Perhaps unwittingly, double act Skinner and Klein showed us why this form of popular culture has indeed passed into history: it wasn't all that good. It was in its time, for sure. The likes of comic Dan Leno, impersonated with some panache by Skinner and Marie Lloyd, revivified saucily by Klein, were megastar celebs in their time. Why, one of Marie's songs even references an encounter with the Daily Mirror (pre-hacking, obvs). Nowadays, most of the songs and gags sound hopelessly limp and remote, making even the most obscure Shakespearean pun sound almost hip. Of course some of those old tunes are still catchy; "Champagne Charlie", as sung by Victorian superstar George Leybourne, and "The Boy I Love Is Up in the Gallery", Lloyd's first, and cleanest, "hit single".
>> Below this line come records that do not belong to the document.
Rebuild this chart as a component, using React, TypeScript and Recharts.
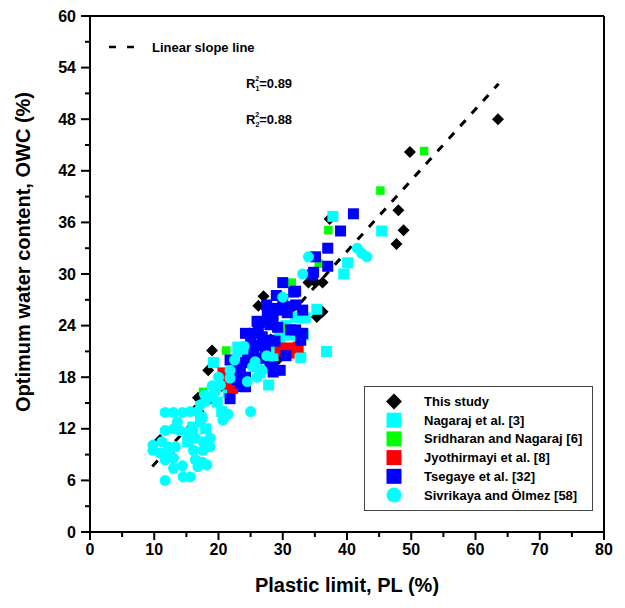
import React from "react";
import { ScatterChart, Scatter, XAxis, YAxis, ReferenceLine, Legend } from "recharts";

type Pt = [number, number];

// plastic limit (%) vs optimum water content (%)
const THIS_STUDY: Pt[] = [
  [63.5, 48], [49.8, 44.2], [48, 37.4], [48.8, 35.1], [47.7, 33.5], [37.3, 36.4],
  [34, 29], [35.1, 29], [36.2, 29], [36.2, 25.6], [35.3, 25], [27, 27.4], [26.2, 26.3],
  [19, 21.1], [29.3, 20.1], [18.4, 18.8], [16.8, 15.6], [16.4, 14.2], [10.9, 10.7], [13, 8.6],
];
const NAGARAJ: Pt[] = [
  [45.4, 35], [37.8, 36.7], [40.1, 31.3], [39.5, 30], [35.3, 25.9], [32, 25], [32.8, 24.9],
  [33.5, 24.9], [30.7, 23.1], [32.8, 23.1], [31.2, 22.9], [33.2, 22.9], [36.8, 21], [32.8, 20.3],
  [27.8, 17.1], [19.2, 19.7], [19.8, 15.1], [28.5, 20.5], [29.5, 22.5], [26, 20], [22.5, 19.5],
  [24, 18], [23, 21.5], [17.2, 13.3], [18, 12], [20.5, 14], [16, 12.2], [15.2, 10.5], [21.5, 16.2],
  [22, 17.5], [30.5, 24], [28, 21.8], [24.5, 21], [20.8, 17.8], [26.5, 18.5],
];
const SRIDHARAN: Pt[] = [
  [52, 44.3], [45.2, 39.7], [37.1, 35.1], [35.6, 31.2], [31.4, 29], [21.2, 21.1], [17.6, 16.3], [30, 23.8],
];
const JYOTHIRMAYI: Pt[] = [
  [20.7, 18.5], [21.5, 17.8], [22.2, 16.7], [21.3, 17.2], [29.6, 21.4], [31.2, 21.4], [32.4, 21.5],
  [31, 20.8], [30.2, 21], [23, 18.5],
];
const TSEGAYE: Pt[] = [
  [41, 37], [39, 35], [37, 33], [35.1, 32], [37, 30.9], [34.8, 30.2], [34.6, 29.9], [30, 29],
  [32, 28], [31.7, 27.9], [30.7, 26.2], [32, 26.4], [33.1, 25.8], [32, 23.5], [33.1, 23.1],
  [31.2, 23.5], [32.8, 22.3], [28.5, 18.6], [23.9, 16.9], [21.8, 15.5], [28.9, 26], [29.6, 25.8],
  [30.7, 25.5], [27.6, 25.5], [28.5, 25], [27, 24.4], [28, 24.1], [29.2, 23.8], [24.2, 23.1],
  [25.4, 23.1], [26.8, 22.7], [27.8, 22.3], [25, 22], [26.2, 21.7], [27.3, 21.4], [21.8, 20],
  [23, 19.4], [24.2, 19.7], [23.4, 18.5], [24.2, 18], [23.4, 17.3], [28.5, 19.1], [29.6, 18.8],
  [24.5, 20], [25.4, 19.6], [28, 19.2], [22.3, 19.2], [22.9, 17.7], [26.2, 23.7], [27.5, 26.4],
  [30, 27], [29, 27.5], [26, 24.5], [25.5, 21], [28.8, 22.2], [27, 20.2], [30.5, 20.5], [24.2, 16.9],
];
const SIVRIKAYA: Pt[] = [
  [19, 17], [20.3, 17.1], [17.9, 15.9], [18.7, 15.7], [17.2, 14.8], [11.7, 13.9], [13, 13.9],
  [14.4, 13.9], [15.6, 14], [16.7, 14], [20.7, 14], [21.5, 13.7], [25, 14], [17.5, 13.3],
  [17.2, 12.8], [20.7, 13], [13.6, 12.8], [11.7, 11.8], [13, 12], [14, 11.8], [15.1, 11.6],
  [15.9, 11.5], [9.8, 10.1], [11.2, 10.5], [12.2, 9.9], [13.3, 9.9], [9.8, 9.5], [10.9, 9.2],
  [12, 9.2], [11.7, 8.4], [13, 8.6], [13, 7.4], [14.4, 7.7], [16.4, 10.9], [17.6, 10.5],
  [18.7, 10.9], [16.1, 9.5], [17.6, 9.5], [18.7, 9.9], [16.4, 8.4], [17.5, 8.1], [16.8, 7.6],
  [18.2, 7.8], [11.7, 6], [14.5, 6.4], [15.6, 6.4], [18, 15.2], [19.5, 16.3], [23, 20.9],
  [21.8, 18.8], [21.8, 17.9], [25.3, 19.2], [26.8, 18.8], [30, 27.3], [33.1, 30], [34, 32],
  [41.6, 33], [42.3, 32.4], [43.1, 32], [27.5, 20.5], [24.5, 17.5], [26, 18], [24, 21.6],
  [22.5, 20], [20, 18], [25.7, 19.8],
];

const X_TICKS = [0, 5, 10, 15, 20, 25, 30, 35, 40, 45, 50, 55, 60, 65, 70, 75, 80];
const Y_TICKS = [0, 3, 6, 9, 12, 15, 18, 21, 24, 27, 30, 33, 36, 39, 42, 45, 48, 51, 54, 57, 60];

// linear slope line
const FIT_SLOPE = 0.826;
const FIT_INTERCEPT = -0.4;
const FIT_X: [number, number] = [9.7, 63.6];
const R2_VALUES = ["0.89", "0.88"];

const FONT = "'Liberation Sans', Arial, sans-serif";

type Kind = "diamond" | "square" | "circle";

const SERIES: { name: string; data: Pt[]; color: string; kind: Kind; size: number }[] = [
  { name: "This study", data: THIS_STUDY, color: "#000000", kind: "diamond", size: 12 },
  { name: "Nagaraj et al. [3]", data: NAGARAJ, color: "#00ffff", kind: "square", size: 11 },
  { name: "Sridharan and Nagaraj [6]", data: SRIDHARAN, color: "#00ff00", kind: "square", size: 8.5 },
  { name: "Jyothirmayi et al. [8]", data: JYOTHIRMAYI, color: "#ff0000", kind: "square", size: 11 },
  { name: "Tsegaye et al. [32]", data: TSEGAYE, color: "#0000ff", kind: "square", size: 11 },
  { name: "Sivrikaya and Ölmez [58]", data: SIVRIKAYA, color: "#00ffff", kind: "circle", size: 11 },
];

function marker(kind: Kind, cx: number, cy: number, size: number, color: string) {
  const h = size / 2;
  if (kind === "diamond")
    return <polygon points={`${cx},${cy - h} ${cx + h},${cy} ${cx},${cy + h} ${cx - h},${cy}`} fill={color} />;
  if (kind === "circle") return <circle cx={cx} cy={cy} r={h} fill={color} />;
  return <rect x={cx - h} y={cy - h} width={size} height={size} fill={color} />;
}

const XTick = (props: any) => {
  const { x, y, payload } = props;
  const major = payload.value % 10 === 0;
  return (
    <g>
      <line x1={x} x2={x} y1={y} y2={y + (major ? 8 : 5)} stroke="#000" strokeWidth={2} />
      {major && (
        <text x={x} y={y + 17} dy="0.35em" textAnchor="middle" fontFamily={FONT} fontWeight={700} fontSize={16} fill="#000">
          {payload.value}
        </text>
      )}
    </g>
  );
};

const YTick = (props: any) => {
  const { x, y, payload } = props;
  const major = payload.value % 6 === 0;
  return (
    <g>
      <line x1={x - (major ? 9 : 5)} x2={x} y1={y} y2={y} stroke="#000" strokeWidth={2} />
      {major && (
        <text x={x - 14} y={y} dy="0.35em" textAnchor="end" fontFamily={FONT} fontWeight={700} fontSize={16} fill="#000">
          {payload.value}
        </text>
      )}
    </g>
  );
};

const LegendBox = () => (
  <div style={{ width: 229, height: 125, border: "1.5px solid #444", boxSizing: "border-box", background: "#fff" }}>
    <svg width={226} height={122}>
      {SERIES.map((s, i) => {
        const cy = 14.5 + i * 18.7;
        return (
          <g key={s.name}>
            {marker(s.kind, 29, cy, s.kind === "diamond" ? 16 : 15, s.color)}
            <text x={59} y={cy} dy="0.35em" fontFamily={FONT} fontWeight={700} fontSize={13} fill="#000">
              {s.name}
            </text>
          </g>
        );
      })}
    </svg>
  </div>
);

const RLabel = ({ y, idx, value }: { y: number; idx: string; value: string }) => (
  <text x={246} y={y} fontFamily={FONT} fontWeight={700} fontSize={13} fill="#000">
    R
    <tspan fontSize={7} dy={3}>{idx}</tspan>
    <tspan fontSize={7} dx={-4} dy={-10}>2</tspan>
    <tspan dy={7}>={value}</tspan>
  </text>
);

export default function App() {
  const fitY = (x: number) => FIT_SLOPE * x + FIT_INTERCEPT;
  return (
    <div style={{ position: "relative", width: 625, height: 608, background: "#fff" }}>
      <style>{"body{margin:0}"}</style>
      <ScatterChart width={625} height={608} margin={{ top: 16, right: 21, bottom: 0, left: 0 }}>
        <XAxis
          type="number"
          dataKey="x"
          domain={[0, 80]}
          ticks={X_TICKS}
          interval={0}
          height={76}
          tickSize={0}
          tickMargin={0}
          tickLine={false}
          axisLine={{ stroke: "#000", strokeWidth: 2 }}
          tick={<XTick />}
        />
        <YAxis
          type="number"
          dataKey="y"
          domain={[0, 60]}
          ticks={Y_TICKS}
          interval={0}
          width={90}
          tickSize={0}
          tickMargin={0}
          tickLine={false}
          axisLine={{ stroke: "#000", strokeWidth: 2 }}
          tick={<YTick />}
        />
        {SERIES.map((s) => (
          <Scatter
            key={s.name}
            name={s.name}
            data={s.data.map(([x, y]) => ({ x, y }))}
            fill={s.color}
            isAnimationActive={false}
            shape={(p: any) => marker(s.kind, p.cx, p.cy, s.size, s.color)}
          />
        ))}
        <ReferenceLine
          segment={[
            { x: FIT_X[0], y: fitY(FIT_X[0]) },
            { x: FIT_X[1], y: fitY(FIT_X[1]) },
          ]}
          stroke="#000"
          strokeWidth={3}
          strokeDasharray="8 9"
        />
        <ReferenceLine x={80} stroke="#000" strokeWidth={2} />
        <ReferenceLine y={60} stroke="#000" strokeWidth={2} />
        <Legend
          layout="horizontal"
          verticalAlign="middle"
          align="center"
          wrapperStyle={{ left: 364, top: 386, width: 229, height: 125 }}
          content={<LegendBox />}
        />
      </ScatterChart>
      <svg width={625} height={608} style={{ position: "absolute", left: 0, top: 0, pointerEvents: "none" }}>
        <line x1={109} x2={134} y1={47} y2={47} stroke="#000" strokeWidth={2.5} strokeDasharray="7 11" />
        <text x={152} y={52} fontFamily={FONT} fontWeight={700} fontSize={13} fill="#000">
          Linear slope line
        </text>
        <RLabel y={88} idx="1" value={R2_VALUES[0]} />
        <RLabel y={124} idx="2" value={R2_VALUES[1]} />
        <text x={347} y={592} textAnchor="middle" fontFamily={FONT} fontWeight={700} fontSize={20} fill="#000">
          Plastic limit, PL (%)
        </text>
        <text
          x={30}
          y={252}
          transform="rotate(-90 30 252)"
          textAnchor="middle"
          fontFamily={FONT}
          fontWeight={700}
          fontSize={20}
          fill="#000"
        >
          Optimum water content, OWC (%)
        </text>
      </svg>
    </div>
  );
}
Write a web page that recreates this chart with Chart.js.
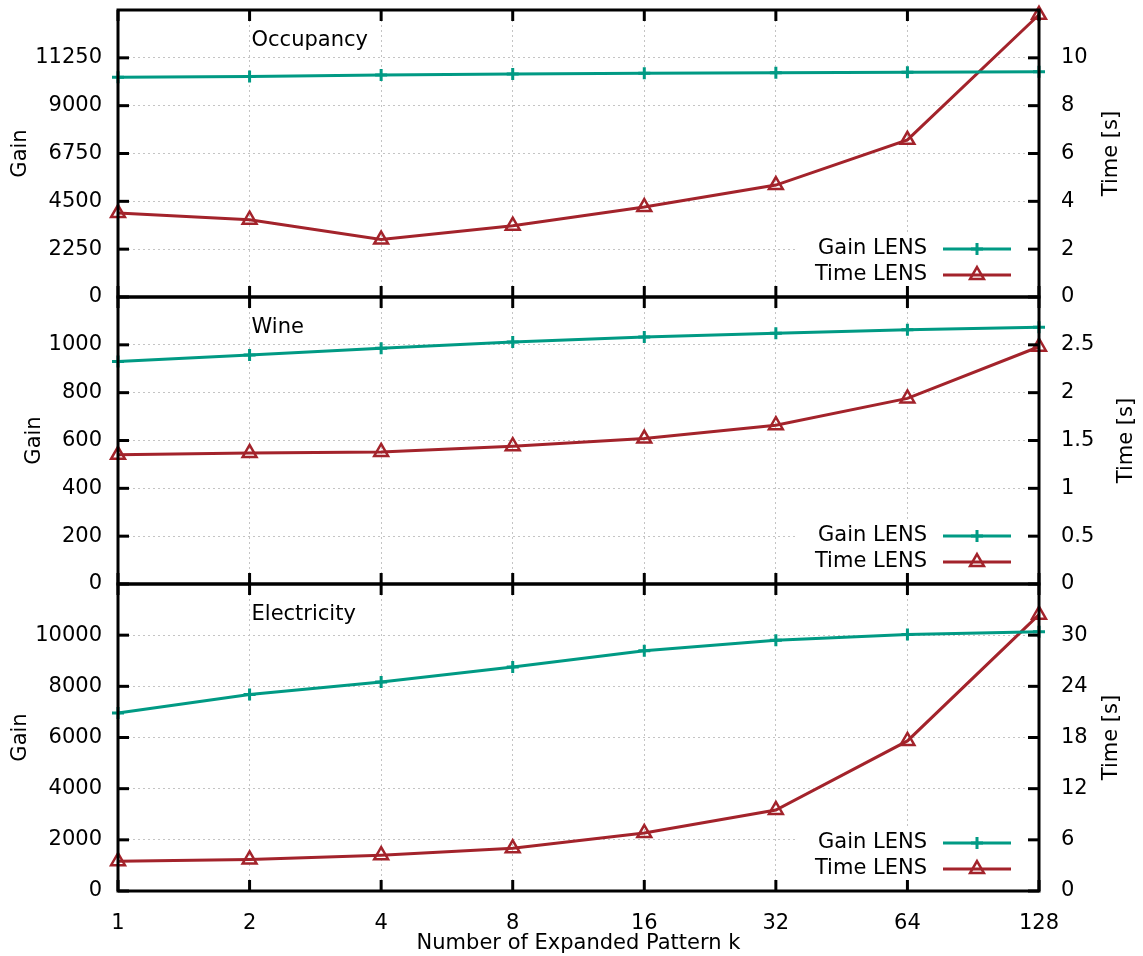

The truth, not quite acknowledged by Skinner and Klein, is that " variety" – the idea of a succession of singers, comedians, ventroloquists, performing animals, child actors and so-called speciality acts (such as "The Mexican Boneless Wonders") – never quite died as a concept. It just transmogrified. Apart from its strange lingering afterlife in the 1970s series The Good Old Days, plenty of Saturday evening light entertainment television shows have unfathomably offered up puppetry and magicians, and it remains so now. What, after all, is Britain's Got Talent or The X Factor other than a radically modern version of the music hall, with you parked there watching some dancing collies as you quaff your red wine and Dominos pizza? All Simon Cowell needs is a boneless wonder and we'd be back to 1860.

By the way, a much better evocation of the heyday of the music hall can be found in the 1946 Ealing movie Champagne Charlie, which is showing as part of our sister channel London Live's Ealing Studios season. If you live in the capital, you'll find Tommy Trinder does a better chirpy cockney than Skinner.

Detectorists, as I have mentioned before, moves at a pace that makes Last of the Summer Wine resemble a Bond caper. Not until the very last moments of this last episode in the second series do we witness Lance, played by Toby Jones, following his sixth sense and digging up the medieval amulet thing that, we viewers know, has been resting in the middle of an Essex field for, well, about a millennium. If Jones and co-star/director Mackenzie Crook can bring themselves to "get their coil on the soil" again, a third series would be just as welcome to me as Lance's remarkable discovery was to him and his fellow members of the Danebury Metal Detecting Club. A much happier exhumation than Skinner and Klein's, I must say.